Bidirectional Code | ULMFiT

Hi

I want to use a bi-directional language model. Setting the bidir parameter to True, I get the following error. Please help!

Code
config = awd_lstm_lm_config.copy()
config['bidir'] = True
learn = language_model_learner(data_lm, AWD_LSTM, drop_mult=0.3, config=config, pretrained=False)
learn.lr_find()
learn.recorder.plot(skip_end=15)

Error

/usr/local/lib/python3.6/dist-packages/torch/nn/modules/rnn.py in check_hidden_size(self, hx, expected_hidden_size, msg)
170 # type: (Tensor, Tuple[int, int, int], str) -> None
171 if hx.size() != expected_hidden_size:
–> 172 raise RuntimeError(msg.format(expected_hidden_size, tuple(hx.size())))
173
174 def check_forward_args(self, input, hidden, batch_sizes):

RuntimeError: Expected hidden[0] size (2, 1, 1152), got (1, 1, 1152)

2 Likes

Are you using an older version of the library? I remember encountering this when the _one_hidden function was hardcoded to return a tensor of size (1, bs, n_hidden), but this has since been updated.

Don’t think. I pip install fastai daily because I work on Google colab.

[EDIT] I tried pip install fastai==1.0.42. This is breaking a few functions that were working with fastai. How do you know the latest version of the library. Also, version specific code?

Take a look here. https://pypi.org/project/fastai/

Still getting the same error. Tried with pip install fastai==1.0.52

After some digging around, it would appear that although in the Github repo the hardcoding was fixed, when conda installing the stable release of fastai the problem is still there

So to fix this problem you can temporarily monkey patch it this way:

def _one_hidden(self, l:int)->Tensor:
    nh = (self.n_hid if l != self.n_layers - 1 else self.emb_sz) // self.n_dir
    return one_param(self).new(self.n_dir, self.bs, nh).zero_()
learn.model[0]._one_hidden = partial( _one_hidden, learn.model[0])

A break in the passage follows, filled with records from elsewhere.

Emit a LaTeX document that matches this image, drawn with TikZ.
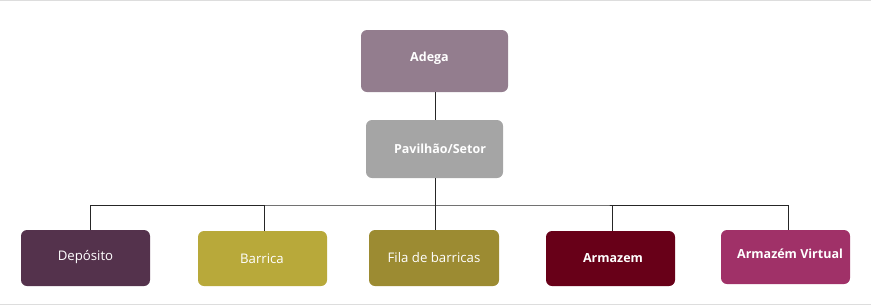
\documentclass[tikz,border=0pt]{standalone}
\usepackage{fontspec}
\setmainfont{Open Sans}
\definecolor{cAdega}{HTML}{937D8E}
\definecolor{cPav}{HTML}{A5A5A5}
\definecolor{cDep}{HTML}{54324C}
\definecolor{cBar}{HTML}{B8A93A}
\definecolor{cFila}{HTML}{9C8B32}
\definecolor{cArm}{HTML}{680018}
\definecolor{cVirt}{HTML}{A03168}
\definecolor{frame}{HTML}{DDDDDD}
\begin{document}
\begin{tikzpicture}[x=1pt,y=-1pt,
  box/.style={rounded corners=6pt},
  lblb/.style={text=white, font=\fontsize{12.5}{14}\selectfont\bfseries},
  lbln/.style={text=white, font=\fontsize{13.2}{15}\selectfont},
  link/.style={draw=black!85, line width=1pt}]
\useasboundingbox (0,0) rectangle (871,306);
\draw[frame, line width=1.2pt] (0,0.6) -- (871,0.6);
\draw[frame, line width=1.2pt] (0,304.5) -- (871,304.5);
% boxes
\path[box, fill=cAdega] (361,30) rectangle (508,92);
\node[lblb] (adega) at (429.5,58) {Adega};
\coordinate (adegaB) at (435,92);
\path[box, fill=cPav] (366,120) rectangle (503,178);
\node[lblb] (pav) at (440,149) {Pavilhão/Setor};
\coordinate (pavT) at (435,120);
\coordinate (pavB) at (435,178);
\path[box, fill=cDep] (21,230) rectangle (150,286);
\node[lbln] (dep) at (85.5,257) {Depósito};
\path[box, fill=cBar] (198,231) rectangle (327,286);
\node[lbln] (bar) at (262,259) {Barrica};
\path[box, fill=cFila] (369,230) rectangle (499,286);
\node[lbln] (fila) at (434,258) {Fila de barricas};
\path[box, fill=cArm] (546,231) rectangle (675,286);
\node[lblb] (arm) at (613,258) {Armazem};
\path[box, fill=cVirt] (721,230) rectangle (850,284);
\node[lblb] (virt) at (790,254) {Armazém Virtual};
\coordinate (depT) at (90,230);
\coordinate (barT) at (264,231);
\coordinate (filaT) at (435,230);
\coordinate (armT) at (612,231);
\coordinate (virtT) at (788,230);
\coordinate (bus) at (435,205);
% connectors
\draw[link] (adegaB) -- (pavT);
\draw[link] (pavB) -- (filaT);
\draw[link] (depT) |- (bus) -| (virtT);
\draw[link] (barT) -- (barT |- bus);
\draw[link] (armT) -- (armT |- bus);
\end{tikzpicture}
\end{document}
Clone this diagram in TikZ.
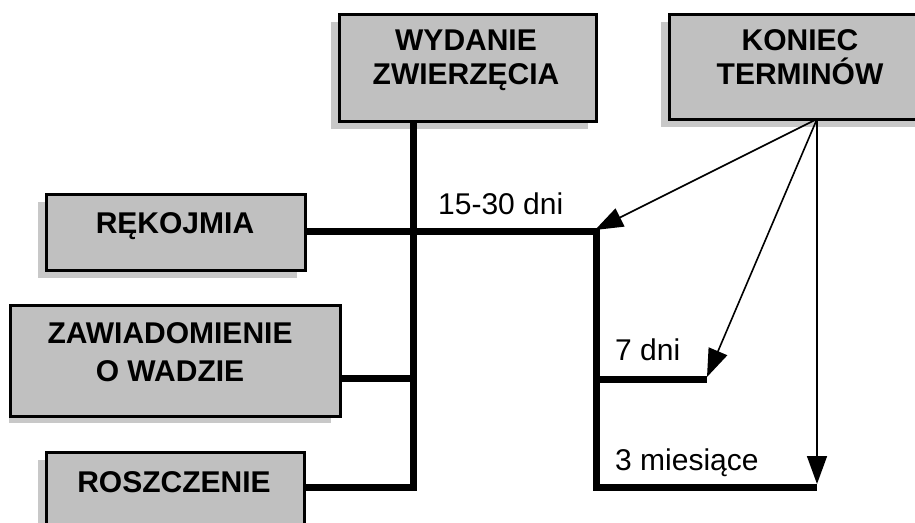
\documentclass[tikz,border=0pt]{standalone}
\usepackage{fontspec}
\setmainfont{Liberation Sans}
\usetikzlibrary{arrows.meta,backgrounds,shadows}
\definecolor{boxc}{HTML}{C0C0C0}
\definecolor{shadc}{HTML}{C8C8C8}
\begin{document}
\begin{tikzpicture}[x=1pt,y=-1pt,
  box/.style={draw=black,line width=2.5pt,fill=boxc,inner sep=0pt,anchor=north west,
    drop shadow={shadow xshift=-8pt,shadow yshift=-8pt,fill=shadc,opacity=1}},
  boxplain/.style={draw=black,line width=2.5pt,fill=boxc,inner sep=0pt,anchor=north west},
  btxt/.style={font=\fontsize{30}{34}\selectfont\bfseries,inner sep=0pt,anchor=base},
  ltxt/.style={font=\fontsize{30}{34}\selectfont,inner sep=0pt,anchor=base west},
  thick line/.style={line width=7pt,line join=miter},
  arr/.style={line width=1.6pt,-{Triangle[length=28pt,width=20pt]}}]
\useasboundingbox (0,0) rectangle (915,522);

% boxes
\node[box,minimum width=257,minimum height=107] (wyd) at (338,13) {};
\node[box,minimum width=264,minimum height=105] (kon) at (668,13) {};
\node[box,minimum width=259,minimum height=76] (rek) at (45,193) {};
\node[boxplain,minimum width=330,minimum height=111] (zaw) at (9,304) {};
\node[box,minimum width=258,minimum height=100] (ros) at (45,451) {};
\begin{scope}[on background layer]
  \fill[shadc] (9,312) rectangle (331,423);
\end{scope}

% box texts
\node[btxt] (wyd1) at (466,50) {WYDANIE};
\node[btxt] (wyd2) at (466,84) {ZWIERZĘCIA};
\node[btxt] (kon1) at (800,50) {KONIEC};
\node[btxt] (kon2) at (800,84) {TERMINÓW};
\node[btxt] (rek1) at (175,233) {RĘKOJMIA};
\node[btxt] (zaw1) at (170,343) {ZAWIADOMIENIE};
\node[btxt] (zaw2) at (170,381) {O WADZIE};
\node[btxt] (ros1) at (174,492) {ROSZCZENIE};

% connector coordinates
\coordinate (vtop) at (413,120);
\coordinate (vbot) at (413,487);
\coordinate (vzaw) at (413,378);
\coordinate (c1) at (596,231);
\coordinate (c2) at (596,487);
\coordinate (e7) at (707,379);
\coordinate (e3) at (817,487);
\coordinate (src) at (817,119);
\coordinate (t1) at (595,230);
\coordinate (t2) at (707,377);
\coordinate (t3) at (817,484);

% thick lines
\draw[thick line] (vtop) -- (vbot) -- (ros.east |- vbot);
\draw[thick line] (zaw.east |- vzaw) -- (vzaw);
\draw[thick line] (rek.east |- c1) -- (c1) -- (c2) -- (e3);
\draw[thick line] (596,379) -- (e7);

% labels
\node[ltxt] (l1) at (438,214) {15-30 dni};
\node[ltxt] (l2) at (615,360) {7 dni};
\node[ltxt] (l3) at (615,470) {3 miesiące};

% arrows
\draw[arr] (src) -- (t1);
\draw[arr] (src) -- (t2);
\draw[arr] (src) -- (t3);
\end{tikzpicture}
\end{document}
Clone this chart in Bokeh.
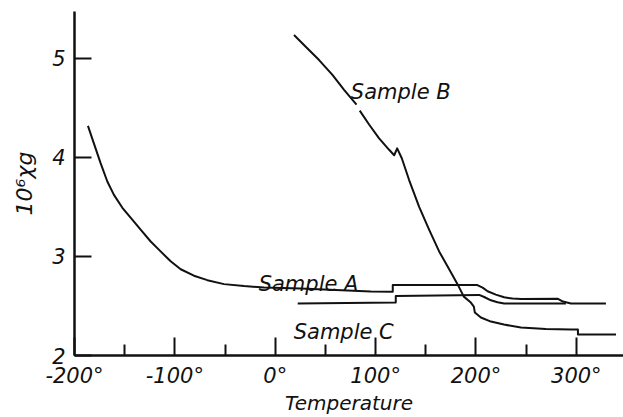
from bokeh.plotting import figure
from bokeh.models import Range1d, FixedTicker, Label
from bokeh.embed import file_html
from bokeh.resources import INLINE

nan = float("nan")

# Sample A (temperature in deg C, 10^6 chi_g)
sample_a_t = [-186.6, -180.7, -174.0, -167.3, -160.7, -152.3, -144.1, -134.1, -124.1, -114.2,
              -104.2, -94.2, -81.0, -67.6, -51.0, -31.1, -11.2, 25.4, 95.2, 117.1,
              117.1, 200.9, 206.6, 211.6, 219.8, 228.1, 236.5, 245.0, 281.7, 286.7, 294.6, 329.5]
sample_a_chi = [4.316, 4.14, 3.94, 3.755, 3.62, 3.49, 3.39, 3.27, 3.15, 3.05,
                2.95, 2.87, 2.805, 2.76, 2.72, 2.70, 2.685, 2.675, 2.645, 2.642,
                2.712, 2.712, 2.685, 2.648, 2.614, 2.587, 2.574, 2.57, 2.572, 2.544, 2.524, 2.524]

# Sample B (the drawn curve has a small gap near 82 deg)
sample_b_t = [18.7, 30.4, 43.7, 57.0, 68.6, 81.0, nan, 84.2, 93.5, 103.5, 113.5, 118.5, 121.5,
              126.1, 133.4, 143.4, 153.3, 163.3, 173.3, 182.6, 187.9, 194.9, 197.9, 198.9,
              204.9, 214.9, 227.8, 244.8, 269.7, 294.6, 301.6, 301.6, 339.5]
sample_b_chi = [5.233, 5.115, 4.98, 4.83, 4.68, 4.53, nan, 4.47, 4.33, 4.19, 4.075, 4.02, 4.09,
                3.99, 3.77, 3.50, 3.27, 3.05, 2.87, 2.70, 2.594, 2.534, 2.493, 2.433,
                2.383, 2.342, 2.312, 2.282, 2.267, 2.262, 2.262, 2.211, 2.211]

# Sample C
sample_c_t = [22.4, 95.2, 120.1, 120.1, 203.2, 208.2, 214.9, 221.5, 228.1, 289.6]
sample_c_chi = [2.524, 2.532, 2.534, 2.600, 2.611, 2.59, 2.557, 2.537, 2.524, 2.524]

x_major = [-200, -100, 0, 100, 200, 300]
x_minor = [-150, -50, 50, 150, 250]
x_labels = ["-200°", "-100°", "0°", "100°", "200°", "300°"]
y_major = [2, 3, 4, 5]

FONT = "DejaVu Sans"
INK = "#111111"

p = figure(width=623, height=417, x_range=Range1d(-200, 347), y_range=Range1d(2, 5.47),
           output_backend="svg", toolbar_location=None,
           min_border_left=74, min_border_right=0, min_border_top=11, min_border_bottom=61)
p.xgrid.visible = False
p.ygrid.visible = False
p.outline_line_color = None
p.background_fill_color = "white"
p.border_fill_color = "white"

xa = p.xaxis[0]
xa.ticker = FixedTicker(ticks=x_major, minor_ticks=x_minor)
xa.major_label_overrides = {t: l for t, l in zip(x_major, x_labels)}
xa.major_tick_in = 18
xa.major_tick_out = 0
xa.minor_tick_in = 11
xa.minor_tick_out = 0
xa.major_tick_line_width = 2
xa.minor_tick_line_width = 2
xa.major_tick_line_color = INK
xa.minor_tick_line_color = INK
xa.axis_line_width = 2.5
xa.axis_line_color = INK
xa.major_label_standoff = 8
xa.major_label_text_font = FONT
xa.major_label_text_font_style = "italic"
xa.major_label_text_font_size = "21px"
xa.major_label_text_color = INK
xa.axis_label = "Temperature"
xa.axis_label_standoff = 0
xa.axis_label_text_font = FONT
xa.axis_label_text_font_style = "italic"
xa.axis_label_text_font_size = "20px"
xa.axis_label_text_color = INK

ya = p.yaxis[0]
ya.ticker = FixedTicker(ticks=y_major, minor_ticks=[])
ya.major_tick_in = 17
ya.major_tick_out = 0
ya.minor_tick_in = 0
ya.minor_tick_out = 0
ya.major_tick_line_width = 2
ya.major_tick_line_color = INK
ya.axis_line_width = 2.5
ya.axis_line_color = INK
ya.major_label_standoff = 9
ya.major_label_text_font = FONT
ya.major_label_text_font_style = "italic"
ya.major_label_text_font_size = "21px"
ya.major_label_text_color = INK
ya.axis_label = "10⁶χg"
ya.axis_label_standoff = 12
ya.axis_label_text_font = FONT
ya.axis_label_text_font_style = "italic"
ya.axis_label_text_font_size = "22px"
ya.axis_label_text_color = INK

for xs, ys in [(sample_a_t, sample_a_chi), (sample_b_t, sample_b_chi), (sample_c_t, sample_c_chi)]:
    p.line(xs, ys, line_color=INK, line_width=2, line_join="round")

for txt, lx, ly in [("Sample A", -16.5, 2.725), ("Sample B", 75.3, 4.66), ("Sample C", 18.4, 2.242)]:
    p.add_layout(Label(x=lx, y=ly, text=txt, text_align="left", text_baseline="alphabetic",
                       text_font=FONT, text_font_style="italic", text_font_size="21px",
                       text_color=INK))

open("out.html", "w").write(file_html(p, INLINE))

After which you can LR_find as usual and train your model.

1 Like

Note that you can’ train a bidirectional language model as the targets can’t be shifted 1 to the left and the right at the sane time. The bidir option has been left for classifiers not using any pretrained models.

3 Likes

Oh dear, that was something that completely slipped through my mind. Now that you mention it, it seems painfully obvious why we can’t train a bidirectional LM.

2 Likes

You can train two models: one forward, one backward. Then ensemble the results. That can help to boost performance and increase the robust model in the end.

4 Likes

Thanks for the help everyone!! Will train a backward and a forward model.

The monkey patch to change the dimensions was not working for the LM-classifier, as pointed.

1 Like

Hello
I am trying to train backward model but its giving an error as shown n the screenshot. I tried these steps but it still shows the error.


Kindly help. Thankyou.

Hi,
can you please explain what it means that you left it for classifiers not using any pretrained models?
it’s called awd_lstm_clas_config. when is it used if not in a text classifier with AWD_LSTM arch?

or did you mean the bidir=True option won’t work with ULMFit (language model and then classifier based on that vocab)?